La scène est épurée, presque nue, seul un fauteuil club en cuir marron décati résiste, fort comme un roc. Il sera un des personnages de la pièce. L’homme arrive, il vient de déménager pour se ressourcer loin de la vulgarité des compromis contemporains. Peut-être pas suffisamment loin. Le téléphone d’un spectateur sonne, deux fois. Vulgarité ? Qu’importe, ne boudons pas notre plaisir. Car il est bien au rendez-vous. Angelo Bison incarne cet homme en quête de marge par manque d’oxygène. Sa femme le tanne, la vie presque plus ne l’étonne. Le voilà seul, face à ses incertitudes et ses doutes, ses questionnements et ses révoltes. Alors quelle jouissance de consacrer deux jours entiers pour simplement choisir la place de son futur bureau. Tout va plutôt bien dans le meilleur des mondes de la solitude. Sauf qu’un intrus vient troubler cette quiétude. Au départ le soir, entre chien et loup, un rat s’invite et vient hanter ses cauchemars. Commence alors un bras de fer inexorable entre l’homme et l’animal abominable. Leur relation parfois teintée de complicité, voire d’attendrissement, se mue pour tomber dans la versatilité la plus complète. Le Gris devient l’épicentre d’une existence qui vacille et bascule peu à peu dans la folie mentale.
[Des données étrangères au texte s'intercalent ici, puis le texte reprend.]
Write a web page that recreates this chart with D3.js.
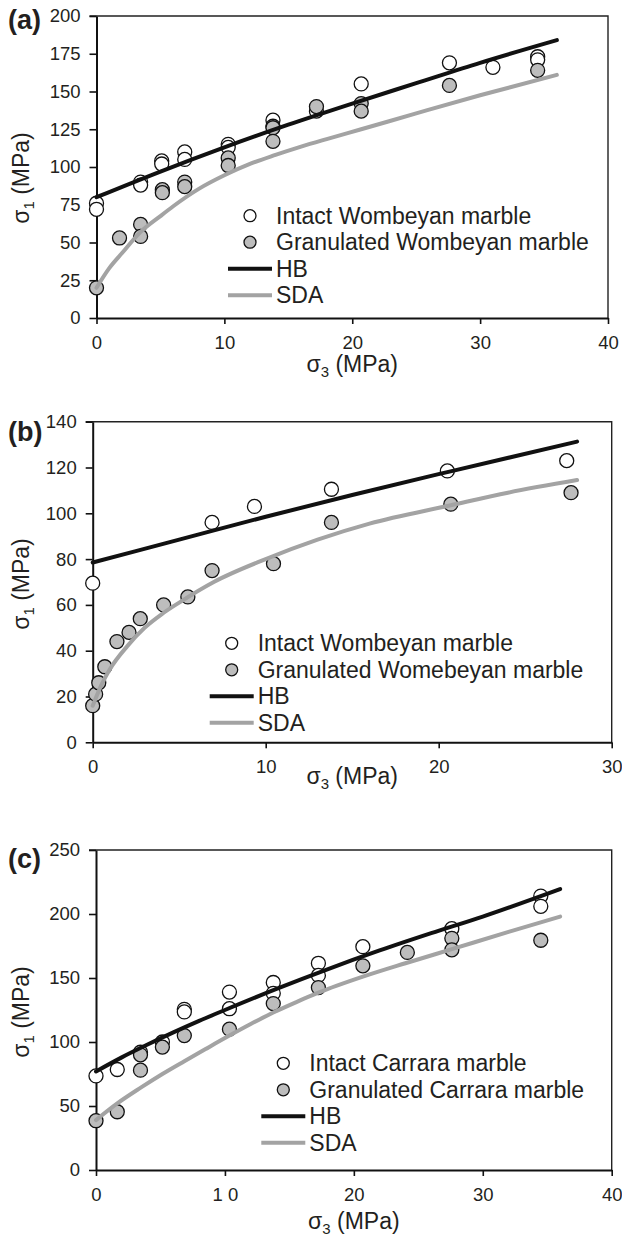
<!DOCTYPE html>
<html>
<head>
<meta charset="utf-8">
<script src="https://cdn.jsdelivr.net/npm/d3@7"></script>
<style>
body { margin: 0; background: #fff; }
svg { display: block; font-family: "Liberation Sans", Arial, sans-serif; }
</style>
</head>
<body>
<svg id="chart" width="622" height="1238"></svg>
<script>
// panel (a) - Wombeyan marble
var aIntact = [[0,76],[0,72],[3.45,90],[3.45,88],[5.1,104],[5.1,102],[6.9,110],[6.9,105],[10.3,115],[10.3,113],
    [13.8,131],[13.8,127],[17.2,137],[20.7,155],[27.6,169],[31.0,166],[34.5,173],[34.5,171]];
var aGranulated = [[0,20],[1.8,53],[3.45,62],[3.45,54],[5.15,85],[5.15,83],[6.9,90],[6.9,87],[10.3,106],[10.3,101],
    [13.8,126],[13.8,117],[17.2,140],[20.7,142],[20.7,137],[27.6,154],[34.5,164]];
var aHB = [[0,80],[5,97],[10,113],[15,128],[20,142],[25,155.5],[30,169],[36,184]];
var aSDA = [[0,20],[1,33],[2,43],[3.45,57],[5,67.5],[6,74],[8,85.5],[10,94.5],[12,102],[14,108],[16,113.5],
    [18,118.5],[20.7,125],[25,135.5],[30,147.5],[36,161]];
var aLegend = ["Intact Wombeyan marble", "Granulated Wombeyan marble", "HB", "SDA"];
var aXTicks = [0, 10, 20, 30, 40];
var aYTicks = [0, 25, 50, 75, 100, 125, 150, 175, 200];

// panel (b) - Wombeyan marble, low confinement
var bIntact = [[0,69.5],[6.9,96],[9.35,103],[13.8,110.5],[20.5,118.5],[27.4,123]];
var bGranulated = [[0,16],[0.17,21],[0.35,26],[0.7,33],[1.4,44],[2.1,48],[2.75,54],[4.1,60],[5.5,63.5],[6.9,75],
    [10.45,78],[13.8,96],[20.7,104],[27.65,109]];
var bHB = [[0,78.5],[5,88.5],[10,98.5],[15,108],[20.5,118],[28,131.3]];
var bSDA = [[0,16],[0.5,25],[1,32],[2,42],[3,50],[4,56],[5,61],[7,70],[10,80],[13,88.5],[16,95.5],[20.7,103.5],[24,109],[28,114.5]];
var bLegend = ["Intact Wombeyan marble", "Granulated Womebeyan marble", "HB", "SDA"];
var bXTicks = [0, 10, 20, 30];
var bYTicks = [0, 20, 40, 60, 80, 100, 120, 140];

// panel (c) - Carrara marble
var cIntact = [[0,73.5],[1.65,78.5],[3.45,92],[5.15,100],[6.85,125.5],[6.85,123.5],[10.35,139],[10.35,126],
    [13.75,146.5],[13.75,138],[17.25,161.5],[17.25,152],[20.7,174.5],[27.6,188.5],[34.5,214],[34.5,206]];
var cGranulated = [[0,38.5],[1.65,45.5],[3.45,90],[3.45,78],[5.15,96],[6.85,105],[10.35,110],[13.75,130],
    [17.25,142.5],[20.7,159.5],[24.15,170],[27.6,181],[27.6,172],[34.5,179.5]];
var cHB = [[0,77],[2,88],[4,98],[6,107.5],[8,116.5],[10,125],[14,141.5],[18,157],[22,171.5],[26,185],[30,198],[36,219.5]];
var cSDA = [[0,39],[1.65,52],[3.5,64.5],[5.15,75],[6.85,85],[8.5,94.5],[10.35,105],[12,114],[13.75,123],[15.5,131],
    [17.25,138.5],[20.7,151],[24,161.5],[27.6,172.5],[32,186],[36,198]];
var cLegend = ["Intact Carrara marble", "Granulated Carrara marble", "HB", "SDA"];
var cXTicks = [0, 10, 20, 30, 40];
var cYTicks = [0, 50, 100, 150, 200, 250];

var panels = [
    { label: "(a)", intact: aIntact, gran: aGranulated, hb: aHB, sda: aSDA, legend: aLegend,
      xTicks: aXTicks, yTicks: aYTicks, left: 96.5, right: 608, top: 16, bottom: 318,
      legX: 250, legY: 215.7, labelY: 29, yTitleY: 178, xTitleY: 372 },
    { label: "(b)", intact: bIntact, gran: bGranulated, hb: bHB, sda: bSDA, legend: bLegend,
      xTicks: bXTicks, yTicks: bYTicks, left: 92.7, right: 611.7, top: 421.7, bottom: 742.3,
      legX: 231.7, legY: 643.3, labelY: 441, yTitleY: 584, xTitleY: 784 },
    { label: "(c)", intact: cIntact, gran: cGranulated, hb: cHB, sda: cSDA, legend: cLegend,
      xTicks: cXTicks, yTicks: cYTicks, left: 96, right: 611.7, top: 850, bottom: 1170,
      legX: 283.3, legY: 1063.3, labelY: 868, yTitleY: 1012, xTitleY: 1229 }
];

var svg = d3.select("#chart");
var textColor = "#231f20";

panels.forEach(function (p) {
    var xMax = d3.max(p.xTicks), yMax = d3.max(p.yTicks);
    var x = d3.scaleLinear().domain([0, xMax]).range([p.left, p.right]);
    var y = d3.scaleLinear().domain([0, yMax]).range([p.bottom, p.top]);
    var g = svg.append("g");

    // top and right frame
    g.append("path")
        .attr("d", "M" + (p.left - 7) + "," + p.top + "H" + p.right + "V" + p.bottom)
        .attr("fill", "none").attr("stroke", "#222").attr("stroke-width", 1.4);

    var yAxis = g.append("g")
        .attr("transform", "translate(" + p.left + ",0)")
        .call(d3.axisLeft(y).tickValues(p.yTicks).tickSize(7).tickSizeOuter(0).tickPadding(9));
    var xAxis = g.append("g")
        .attr("transform", "translate(0," + p.bottom + ")")
        .call(d3.axisBottom(x).tickValues(p.xTicks).tickSize(6).tickSizeOuter(0).tickPadding(12)
            .tickFormat(function (d) { return (p.label == "(c)" && d == 10) ? "1 0" : d; }));
    [yAxis, xAxis].forEach(function (ax) {
        ax.select(".domain").attr("stroke", "#111").attr("stroke-width", 2);
        ax.selectAll(".tick line").attr("stroke", "#111").attr("stroke-width", 1.6);
        ax.selectAll(".tick text").attr("fill", textColor).attr("font-size", "18.5px")
            .attr("font-family", "'Liberation Sans', Arial, sans-serif");
    });

    var line = d3.line()
        .x(function (d) { return x(d[0]); })
        .y(function (d) { return y(d[1]); })
        .curve(d3.curveMonotoneX);

    // points
    g.selectAll(".intact").data(p.intact).enter().append("circle")
        .attr("cx", function (d) { return x(d[0]); })
        .attr("cy", function (d) { return y(d[1]); })
        .attr("r", 7).attr("fill", "#fff").attr("stroke", "#111").attr("stroke-width", 1.3);
    g.selectAll(".gran").data(p.gran).enter().append("circle")
        .attr("cx", function (d) { return x(d[0]); })
        .attr("cy", function (d) { return y(d[1]); })
        .attr("r", 7).attr("fill", "#bdbdbd").attr("stroke", "#111").attr("stroke-width", 1.3);

    // fitted curves
    g.append("path").attr("d", line(p.sda))
        .attr("fill", "none").attr("stroke", "#a3a3a3").attr("stroke-width", 4).attr("stroke-linecap", "round");
    g.append("path").attr("d", line(p.hb))
        .attr("fill", "none").attr("stroke", "#111").attr("stroke-width", 4).attr("stroke-linecap", "round");

    // legend
    var rowH = 26.5;
    p.legend.forEach(function (name, i) {
        var cy = p.legY + i * rowH;
        if (i == 0 || i == 1) {
            g.append("circle").attr("cx", p.legX).attr("cy", cy).attr("r", 6)
                .attr("fill", i == 0 ? "#fff" : "#bdbdbd").attr("stroke", "#111").attr("stroke-width", 1.3);
        } else {
            g.append("line").attr("x1", p.legX - 22).attr("x2", p.legX + 22).attr("y1", cy).attr("y2", cy)
                .attr("stroke", i == 2 ? "#111" : "#a3a3a3").attr("stroke-width", 4);
        }
        g.append("text").attr("x", p.legX + 26).attr("y", cy + 8)
            .attr("font-size", "23px").attr("fill", textColor).text(name);
    });

    // panel label
    g.append("text").attr("x", 8).attr("y", p.labelY)
        .attr("font-size", "27px").attr("font-weight", "bold").attr("fill", textColor).text(p.label);

    // axis titles
    var yt = g.append("text")
        .attr("transform", "translate(29," + p.yTitleY + ") rotate(-90)")
        .attr("text-anchor", "middle").attr("font-size", "23px").attr("fill", textColor);
    yt.append("tspan").text("σ");
    yt.append("tspan").attr("font-size", "15px").attr("dy", 5).text("1");
    yt.append("tspan").attr("dy", -5).text(" (MPa)");

    var xt = g.append("text")
        .attr("x", (p.left + p.right) / 2).attr("y", p.xTitleY)
        .attr("text-anchor", "middle").attr("font-size", "23px").attr("fill", textColor);
    xt.append("tspan").text("σ");
    xt.append("tspan").attr("font-size", "15px").attr("dy", 5).text("3");
    xt.append("tspan").attr("dy", -5).text(" (MPa)");
});
</script>
</body>
</html>
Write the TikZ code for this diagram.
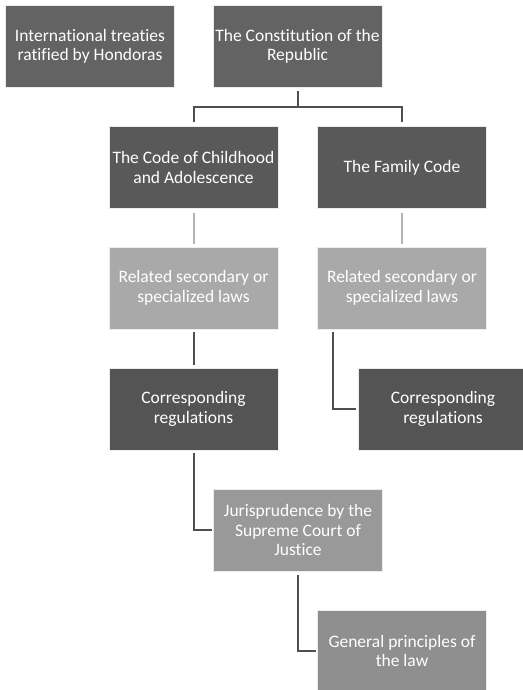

Un texte truculent servi par un acteur flamboyant
Le comédien insuffle vie à ce texte avec brio et les répliques font mouche. La mise en scène est habile, ce jeu d’ombre et de lumière illustre à merveille la partie de cache-cache qui se trame sous nos yeux. Le personnage court-il après ce rat ou plus simplement lui-même ? Angelo Bison incarne parfaitement cet homme qui prend du recul pour mieux avancer. La lumière de ses yeux fascine autant qu’elle hypnotise. Son regard témoigne de ses pérégrinations et errements psychologiques, très pertinemment illustrés par ses murs qui reculent à mesure que son horizon rétrécit. Les instruments, contrebasse, violon et consorts, et ses corps vivants en relief dans le décor ajoutent une touche kafkaïenne à la pièce. Le rat se régale du parmesan, semé par notre homme pour causer sa perte. Le public, lui, ne peut qu’être rassasié par ce Gris.